By Irina Savu - Apr 11, 2011
Romania’s inflation rate rose to the highest in 2 1/2 years in March, more than economists had forecast, on rising food and fuel costs, bolstering forecasts that policy makers will probably keep rates steady this year.
The rate advanced to 8 percent, the highest since August 2008, from 7.6 percent in February, the Bucharest-based National Statistics Institute said today in an e-mailed statement. The annual rate exceeded the median estimate of 7.8 percent in a Bloomberg survey of eight economists. Prices increased a monthly 0.6 percent.
Central banks around the world are struggling to fight inflation threats and keep higher food and fuel prices from spreading to wages amid turmoil in the Middle East.
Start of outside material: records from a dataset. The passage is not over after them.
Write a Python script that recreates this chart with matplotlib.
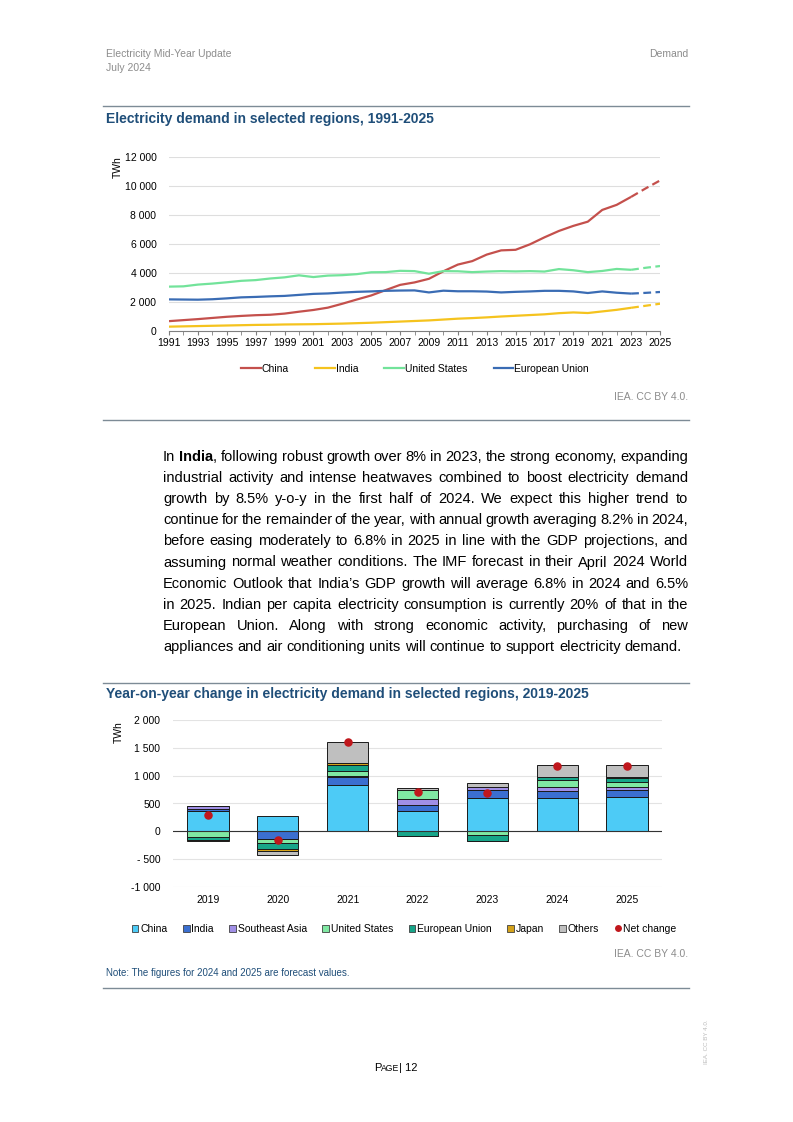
import matplotlib.pyplot as plt
from matplotlib.lines import Line2D
from matplotlib.patches import Patch
import numpy as np

plt.rcParams["font.family"] = ["Liberation Sans", "DejaVu Sans"]

W, H = 793, 1122

# --- top chart data (TWh) ---
years = list(range(1991, 2026))
china = [680, 750, 820, 900, 980, 1040, 1090, 1120, 1200, 1330,
         1450, 1610, 1880, 2170, 2450, 2820, 3180, 3350, 3600, 4120,
         4580, 4820, 5270, 5560, 5600, 5980, 6460, 6900, 7250, 7540,
         8350, 8700, 9250, 9830, 10380]
india = [300, 320, 340, 360, 380, 400, 420, 430, 450, 460,
         470, 490, 510, 540, 570, 610, 650, 690, 730, 790,
         850, 890, 940, 1000, 1050, 1100, 1150, 1230, 1280, 1240,
         1350, 1460, 1600, 1740, 1880]
united_states = [3060, 3080, 3200, 3270, 3360, 3460, 3510, 3620, 3700, 3840,
                 3720, 3820, 3850, 3920, 4050, 4060, 4150, 4130, 3950, 4130,
                 4120, 4060, 4100, 4130, 4110, 4130, 4100, 4270, 4190, 4060,
                 4140, 4280, 4220, 4360, 4480]
european_union = [2180, 2170, 2160, 2190, 2250, 2320, 2350, 2390, 2420, 2490,
                  2560, 2590, 2650, 2700, 2730, 2770, 2790, 2800, 2660, 2780,
                  2740, 2740, 2720, 2660, 2700, 2730, 2770, 2770, 2730, 2620,
                  2730, 2640, 2580, 2630, 2690]
forecast_start = 2023

# --- bottom chart data (TWh change) ---
bar_years = ["2019", "2020", "2021", "2022", "2023", "2024", "2025"]
chg_china = [360, 270, 825, 370, 600, 600, 615]
chg_india = [50, -130, 145, 105, 145, 130, 130]
chg_sea = [40, -10, 30, 110, 50, 60, 60]
chg_us = [-100, -70, 75, 160, -60, 135, 75]
chg_eu = [-50, -110, 110, -75, -110, 50, 80]
chg_japan = [-25, -30, 40, -10, -10, 10, 15]
chg_others = [10, -80, 375, 40, 70, 200, 215]
net_change = [290, -150, 1600, 715, 680, 1180, 1180]

paragraph = [
    "In **India**, following robust growth over 8% in 2023, the strong economy, expanding",
    "industrial activity and intense heatwaves combined to boost electricity demand",
    "growth by 8.5% y-o-y in the first half of 2024. We expect this higher trend to",
    "continue for the remainder of the year, with annual growth averaging 8.2% in 2024,",
    "before easing moderately to 6.8% in 2025 in line with the GDP projections, and",
    "assuming normal weather conditions. The IMF forecast in their April 2024 World",
    "Economic Outlook that India\u2019s GDP growth will average 6.8% in 2024 and 6.5%",
    "in 2025. Indian per capita electricity consumption is currently 20% of that in the",
    "European Union. Along with strong economic activity, purchasing of new",
    "appliances and air conditioning units will continue to support electricity demand.",
]

GREY = "#8c8c8c"
NAVY = "#1f4e79"
RULE = "#7d8b96"


def fx(x):
    return x / W


def fy(y):
    return 1 - y / H


def add_axes_px(fig, left, top, right, bottom):
    return fig.add_axes([fx(left), fy(bottom), (right - left) / W, (bottom - top) / H])


def rule(fig, y):
    fig.add_artist(Line2D([fx(103), fx(689)], [fy(y), fy(y)], color=RULE, lw=1.0))


def justified_text(fig, lines, x0, x1, y0, dy, size):
    renderer = fig.canvas.get_renderer()
    space = fig.text(0, 0, "a a", fontsize=size).get_window_extent(renderer).width - \
        fig.text(0, 0, "aa", fontsize=size).get_window_extent(renderer).width
    for t in list(fig.texts[-2:]):
        t.remove()
    for i, line in enumerate(lines):
        y = fy(y0 + i * dy)
        words = []
        for word in line.split(" "):
            parts = word.split("**")
            pieces = [(p, "bold" if k % 2 else "normal") for k, p in enumerate(parts) if p]
            words.append(pieces)
        items = []
        total = 0
        for pieces in words:
            arts = []
            wsum = 0
            for txt, weight in pieces:
                t = fig.text(0, y, txt, fontsize=size, fontweight=weight,
                             va="center", ha="left", color="black")
                w = t.get_window_extent(renderer).width
                arts.append((t, w))
                wsum += w
            items.append(arts)
            total += wsum
        last = i == len(lines) - 1
        gap = space if last else (x1 - x0 - total) / (len(items) - 1)
        x = x0
        for arts in items:
            for t, w in arts:
                t.set_x(fx(x))
                x += w
            x += gap


fig = plt.figure(figsize=(W / 100, H / 100), dpi=100)
fig.patch.set_facecolor("white")

# header
fig.text(fx(106), fy(54), "Electricity Mid-Year Update", fontsize=7.5, color=GREY, va="center")
fig.text(fx(106), fy(68), "July 2024", fontsize=7.5, color=GREY, va="center")
fig.text(fx(688), fy(54), "Demand", fontsize=7.5, color=GREY, va="center", ha="right")

# ---------------- top chart ----------------
rule(fig, 106)
fig.text(fx(106), fy(119), "Electricity demand in selected regions, 1991-2025",
         fontsize=10, fontweight="bold", color=NAVY, va="center")

ax1 = add_axes_px(fig, 169, 157, 660, 331)
series = [
    ("China", china, "#c4504c"),
    ("India", india, "#f5c31e"),
    ("United States", united_states, "#72e39a"),
    ("European Union", european_union, "#3a6cb4"),
]
yrs = np.array(years)
split = years.index(forecast_start)
handles = []
for name, vals, col in series:
    v = np.array(vals)
    ax1.plot(yrs[:split + 1], v[:split + 1], color=col, lw=1.6, solid_capstyle="butt")
    ax1.plot(yrs[split:], v[split:], color=col, lw=1.6, ls=(0, (3.5, 2)))
    handles.append(Line2D([0], [0], color=col, lw=1.6, label=name))

ax1.set_xlim(1991, 2025)
ax1.set_ylim(0, 12000)
ax1.set_yticks(range(0, 12001, 2000))
ax1.set_yticklabels([f"{v:,}".replace(",", " ") for v in range(0, 12001, 2000)])
ax1.set_xticks(range(1991, 2026, 2))
ax1.set_xticks(range(1991, 2026), minor=True)
ax1.grid(axis="y", color="#dedede", lw=0.8)
ax1.set_axisbelow(True)
for s in ["top", "right", "left"]:
    ax1.spines[s].set_visible(False)
ax1.spines["bottom"].set_color("#7f7f7f")
ax1.tick_params(axis="y", length=0, labelsize=7.5, pad=9)
ax1.tick_params(axis="x", which="both", length=3, color="#7f7f7f", labelsize=7.5, pad=2)
ax1.set_ylabel("TWh", fontsize=7.5)
ax1.yaxis.set_label_coords(-0.095, 0.94)

fig.legend(handles=handles, loc="center", bbox_to_anchor=(fx(415), fy(369)), ncol=4,
           frameon=False, fontsize=7.5, handlelength=1.9, handletextpad=0.1,
           columnspacing=2.5)
fig.text(fx(688), fy(397), "IEA. CC BY 4.0.", fontsize=7.5, color=GREY, va="center", ha="right")
rule(fig, 420)

# ---------------- paragraph ----------------
justified_text(fig, paragraph, 163, 688, 457, 21.1, 10.5)

# ---------------- bottom chart ----------------
rule(fig, 683)
fig.text(fx(106), fy(694), "Year-on-year change in electricity demand in selected regions, 2019-2025",
         fontsize=10, fontweight="bold", color=NAVY, va="center")

ax2 = add_axes_px(fig, 173, 720, 662, 887)
components = [
    ("China", chg_china, "#4dcbf6"),
    ("India", chg_india, "#3b6fd0"),
    ("Southeast Asia", chg_sea, "#a08fe6"),
    ("United States", chg_us, "#80e8a3"),
    ("European Union", chg_eu, "#17a589"),
    ("Japan", chg_japan, "#d4a21a"),
    ("Others", chg_others, "#bfbfbf"),
]
x = np.arange(len(bar_years))
pos_base = np.zeros(len(x))
neg_base = np.zeros(len(x))
leg2 = []
for name, vals, col in components:
    v = np.array(vals, dtype=float)
    base = np.where(v >= 0, pos_base, neg_base)
    ax2.bar(x, v, 0.59, bottom=base, color=col, edgecolor="#1a1a1a", linewidth=0.7, zorder=3)
    pos_base += np.clip(v, 0, None)
    neg_base += np.clip(v, None, 0)
    leg2.append(Patch(facecolor=col, edgecolor="#404040", linewidth=0.6, label=name))
ax2.scatter(x, net_change, s=26, color="#c0171c", zorder=5)
leg2.append(Line2D([0], [0], marker="o", color="none", markerfacecolor="#c0171c",
                   markeredgecolor="none", markersize=5, label="Net change"))

ax2.axhline(0, color="#333333", lw=0.8, zorder=4)
ax2.set_xlim(-0.5, 6.5)
ax2.set_ylim(-1000, 2000)
ticks = list(range(-1000, 2001, 500))
ax2.set_yticks(ticks)
ax2.set_yticklabels([("- " if v < 0 and v > -1000 else "") +
                     f"{abs(v) if -1000 < v < 0 else v:,}".replace(",", " ") for v in ticks])
ax2.set_xticks(x)
ax2.set_xticklabels(bar_years)
ax2.grid(axis="y", color="#e3e3e3", lw=0.8)
ax2.set_axisbelow(True)
for s in ax2.spines.values():
    s.set_visible(False)
ax2.tick_params(axis="both", length=0, labelsize=7.5)
ax2.tick_params(axis="y", pad=9)
ax2.tick_params(axis="x", pad=6)
ax2.set_ylabel("TWh", fontsize=7.5)
ax2.yaxis.set_label_coords(-0.1, 0.93)

fig.legend(handles=leg2, loc="center", bbox_to_anchor=(fx(404), fy(929)), ncol=8,
           frameon=False, fontsize=7.5, handlelength=0.65, handleheight=0.65,
           handletextpad=0.15, columnspacing=1.5)
fig.text(fx(688), fy(954), "IEA. CC BY 4.0.", fontsize=7.5, color=GREY, va="center", ha="right")
fig.text(fx(106), fy(973), "Note: The figures for 2024 and 2025 are forecast values.",
         fontsize=7, color=NAVY, va="center")
rule(fig, 988)

# footer
fig.text(fx(374), fy(1068), "P", fontsize=8, va="center", ha="left")
fig.text(fx(381), fy(1068.6), "AGE", fontsize=6.2, va="center", ha="left")
fig.text(fx(399), fy(1068), "| 12", fontsize=8, va="center", ha="left")
fig.text(fx(707), fy(1042), "IEA. CC BY 4.0.", fontsize=4.5, color="#bbbbbb",
         rotation=90, va="center", ha="center")

fig.savefig("out.png", dpi=100, facecolor="white")
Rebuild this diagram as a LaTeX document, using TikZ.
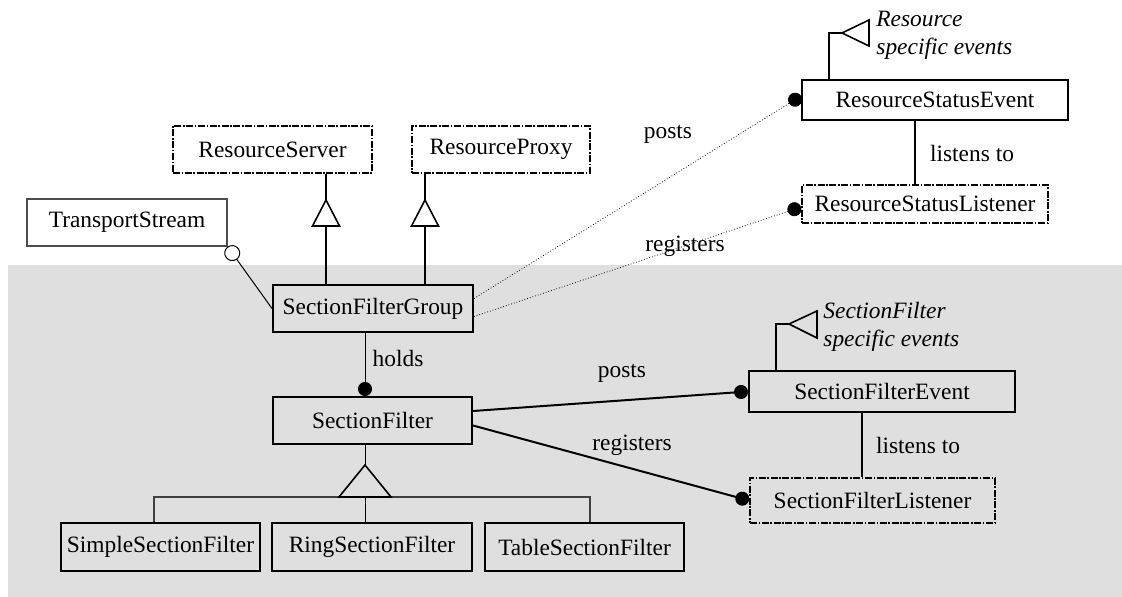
\documentclass[tikz,border=0pt]{standalone}
\usepackage{fontspec}
\setmainfont{Liberation Serif}
\usetikzlibrary{arrows.meta,calc}
\definecolor{panelgray}{RGB}{223,223,223}
\newcommand{\umlfont}{\fontsize{11.7}{14}\selectfont}
\tikzset{
  umlbox/.style={draw,line width=1pt,inner sep=0pt,font=\umlfont},
  ifbox/.style={umlbox,dash pattern=on 3.5pt off 0.8pt on 0.8pt off 0.8pt},
  plainbox/.style={draw=black!70,line width=0.6pt,inner sep=0pt,font=\umlfont},
  lbl/.style={font=\umlfont,inner sep=0pt},
  note/.style={font=\umlfont\itshape,align=left,anchor=west,inner sep=0pt},
  dotend/.style={-{Circle[length=7pt]}},
  assoc/.style={line width=1pt},
  weak/.style={line width=0.4pt,densely dotted},
  gen/.style={line width=0.8pt},
  gentri/.style={line width=0.8pt,fill=#1},
}
\begin{document}
\begin{tikzpicture}[x=0.5pt,y=-0.5pt]
\useasboundingbox (0,0) rectangle (1122,597);
\fill[panelgray] (8,265) rectangle (1122,597);

% classes
\node[ifbox,minimum width=99.5pt,minimum height=23.5pt] (rs) at (272.5,149.5) {ResourceServer};
\node[ifbox,minimum width=89pt,minimum height=23.5pt] (rp) at (501,149.5) {ResourceProxy};
\node[plainbox,minimum width=100pt,minimum height=23.5pt] (ts) at (127,222.5) {TransportStream};
\node[umlbox,minimum width=100pt,minimum height=23.5pt] (sfg) at (373,308.5) {SectionFilterGroup};
\node[umlbox,minimum width=99.5pt,minimum height=23.5pt] (sf) at (372.5,420.5) {SectionFilter};
\node[umlbox,minimum width=99.5pt,minimum height=24pt] (simple) at (160.5,547) {SimpleSectionFilter};
\node[umlbox,minimum width=100pt,minimum height=24pt] (ring) at (372,547) {RingSectionFilter};
\node[umlbox,minimum width=99.5pt,minimum height=24pt] (table) at (584.5,547) {TableSectionFilter};
\node[umlbox,minimum width=133pt,minimum height=20pt] (rse) at (935,100) {ResourceStatusEvent};
\node[ifbox,minimum width=123pt,minimum height=19pt] (rsl) at (925,204) {ResourceStatusListener};
\node[umlbox,minimum width=133pt,minimum height=20.5pt] (sfe) at (882,391.5) {SectionFilterEvent};
\node[ifbox,minimum width=122.5pt,minimum height=22.5pt] (sfl) at (872.5,500.5) {SectionFilterListener};

% inheritance from server and proxy
\draw[gen] ([xshift=-23.5pt]sfg.north) -- ([xshift=26.75pt]rs.south);
\draw[gentri=white] (326,200) -- (312.5,226) -- (339.5,226) -- cycle;
\draw[gen] ([xshift=26pt]sfg.north) -- ([xshift=-38pt]rp.south);
\draw[gentri=white] (425,200) -- (411.5,226) -- (438.5,226) -- cycle;

% transport stream
\draw[line width=0.5pt,{Circle[open,length=8pt]}-] (ts.south east) -- (sfg.west);

% holds
\draw[line width=0.5pt,dotend] ([xshift=-4pt]sfg.south) -- ([xshift=-3.75pt]sf.north);
\node[lbl] (holds) at (398,358) {holds};

% subclasses
\coordinate (apex) at (365,465);
\draw[line width=0.5pt] ([xshift=-3.75pt]sf.south) -- (apex);
\draw[line width=0.6pt,black!75] ([xshift=-3.25pt]simple.north) |- (365,497) -| ([xshift=2.75pt]table.north);
\draw[line width=0.5pt] (365,497) -- ([xshift=-3.5pt]ring.north);
\draw[gentri=panelgray] (apex) -- (339,497) -- (391,497) -- cycle;

% section filter events
\draw[assoc,dotend] ([yshift=4.75pt]sf.east) -- (sfe.west);
\draw[assoc,dotend] ([yshift=-2.5pt]sf.east) -- (sfl.west);
\node[lbl] (posts2) at (622,373) {posts};
\node[lbl] (regs2) at (632,445) {registers};
\draw[assoc] (sfe.south -| 862,0) -- (sfl.north -| 862,0);
\node[lbl] (lis2) at (918,445) {listens to};
\draw[gen] ([xshift=-53pt]sfe.north) |- (789,324);
\draw[gentri=panelgray] (789,324) -- (817,311) -- (817,338) -- cycle;
\node[note] (sfnote) at (823,327) {SectionFilter\\specific events};

% resource events
\draw[weak,dotend] ([yshift=5pt]sfg.east) -- ([yshift=2pt]rse.west);
\draw[weak,dotend] ([yshift=-4pt]sfg.east) -- ([yshift=-1.5pt]rsl.west);
\node[lbl] (posts1) at (668,134) {posts};
\node[lbl] (regs1) at (685,246) {registers};
\draw[assoc] (rse.south -| 915,0) -- (rsl.north -| 915,0);
\node[lbl] (lis1) at (972,154) {listens to};
\draw[gen] ([xshift=-53pt]rse.north) |- (842,33);
\draw[gentri=white] (842,33) -- (869,20) -- (869,46) -- cycle;
\node[note] (rsnote) at (876,35) {Resource\\specific events};
\end{tikzpicture}
\end{document}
Romanian policymakers are trying to lower domestic prices boosted by a government increase in a value-added tax rate last year and global prices, while also shoring up the recession-hit economy.
The rate was “a bit of a negative piece of news but it doesn’t change our expectation of interest rates remaining unchanged this year, and if anything it strengthens our view that there aren’t conditions for a rate cut,” said Raffaella Tenconi, a Bank of America Merrill Lynch economist inLondon.
The Banca Nationala a Romaniei left its key rate unchanged at a record-low 6.25 percent on March 31 for a seventh meeting in a row and cut foreign-exchange reserve requirements by 5 percentage points to 20 percent, leaving commercial banks more money to lend to spur the economy, which contracted for two years in a row. It kept the reserve ratio on leu deposits at 15 percent. The next rate-setting meeting is on May 3.
A reduction in reserve requirements on leu liabilities “is well possible in coming months” as “it’s too late for interest rate cuts,” Tenconi said.
Romania’s leu, the third-best performer in eastern Europe after the Hungarian forint and the Serbian dinar this year, gained 2 percent in March because of an improved economic outlook and central bank signals that it may allow further gains in an attempt to damp inflation. The leu rose 0.3 percent to 4.1048 per euro as of 11:02 p.m. in Bucharest.
“It seems to us that as long as inflation pressures remain elevated, the central bank not only has no room to cut rates, but also has to accept leu gains - unlikely to be as fast as recent ones perhaps - in order to tame inflation,” Pasquale Diana, a London-based economist at Morgan Stanley, said in a note to clients today. “In our view, the central bank’s inflation targets of 3 percent for end-2011 and end-2012 are too ambitious and out of reach.”
Food-price inflation quickened to an annual 9.9 percent in March, compared with 8.8 percent in February, boosted by rising bread, potato and sugar prices, the institute said. Non-food prices advanced 7.4 percent, compared with 7.3 percent in the previous month, driven by higher fuel prices. Price growth for services fell to an annual 5.7 percent, compared with 6 percent in February, helped by a stronger currency.
The Bucharest-based central bank will probably increase its inflation outlook because of surging commodity prices, Governor Mugur Isarescu told the news service Mediafax in an interview on April 7. The bank raised its inflation forecast on Feb. 7 for this year to 3.6 percent from a November expectation of 3.4 percent because of rising global fuel and food prices. The rate will probably drop to 3.2 percent in 2012, according to the February forecast.
Romania’s trade deficit narrowed in February to 391.5 million euros ($566 million) from 651 million euros a year earlier as rising demand from western Europe boosted exports, the statistics institute said in a separate statement today. The deficit was a revised 191 million euros in January.